しかしですね。観てビックリ。これは…、ヘンですよ。不況にあえぐこの日本で、こういう映画を作れちゃうこと自体が不条理です(笑)


女子高校生が次々と首を落とされ殺害されるという事件が起こって、失踪した長男が容疑者としてあげられた家族が登場します。玄関先にはマスコミがはりつき、脅迫いたずら電話が鳴り、罵声とともに窓ガラスに石が投げつけられ、気が狂いそうな状況の母と娘2人。と、ここまではシリアスな展開。
兄の無実を信じていた妹の里美は、ふと立ち寄った心霊相談所で霊能力者・悦子に真犯人を捜して欲しいと頼みこみます。そして、里美の家に悦子と助手が乗り込んだところから、この映画は狂いはじめます。


この映画の展開を言葉でどう表現したらいいだろう? たとえば酒の席で、ヘンなネタが妙に話を膨らませて止まらなくなっちゃう状態ってあるじゃない?「をいをい。なんでこんなネタでここまで盛り上がれるんだよ?」って状態。
まさにこの映画は、そういうノリで進行していきます。
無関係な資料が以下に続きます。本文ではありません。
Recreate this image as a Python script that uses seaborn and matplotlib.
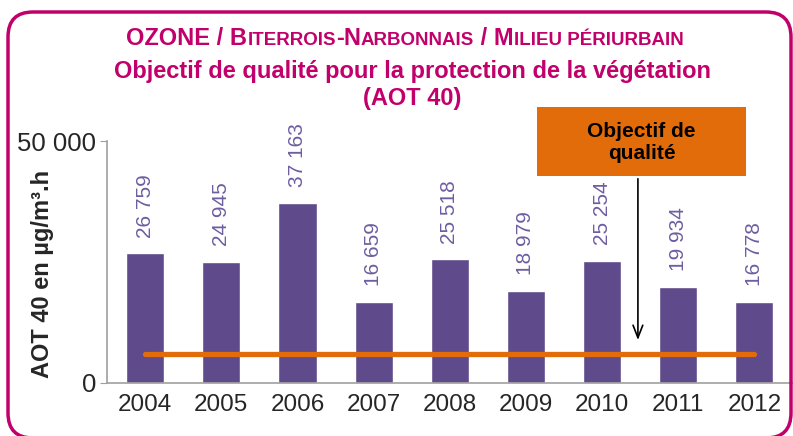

ストーリーはどんどん破綻を重ねながら、かまわず突っ走っていって、先の予想なんて不可能!


ストーリーをキーワードで追っていくとね…

霊視、降霊、使い魔、淫乱の姉、中年刑事、犯される母、兄への想いを演歌で表現する里美、超能力、FBI、同時通訳、下僕と化す母、死体と結合、やたらに吐きまくる里美、監視、真犯人、斧、森の中の戦い、何かの光臨。

さあ、どうストーリーにする?ここに、インフォウェッブのCMみたいなノリの阿部寛と人気モデルの鈴木一真がからんでくるんだよね。
「HANA-BI」以来演技派俳優として評価が高かった大杉漣が、股間をパンパンに膨らませてレオタード姿で登場した時、笑いや驚きを越えて「……。」となってしまいました。
きっと、これってカルトなんでしょう。でもカルトムービーって意図して作っちゃいけないんじゃなかったっけ?観客が作り上げていくものだよね?カルトムービーってさ。
でもきっと、この映画にそんな定義は意味ないのかもしれない(^^;


狂っていくのは、この映画自身。きっと、渋谷パンテオンの大スクリーンなんかで観てはいけない映画なんでしょう。いい経験をしました。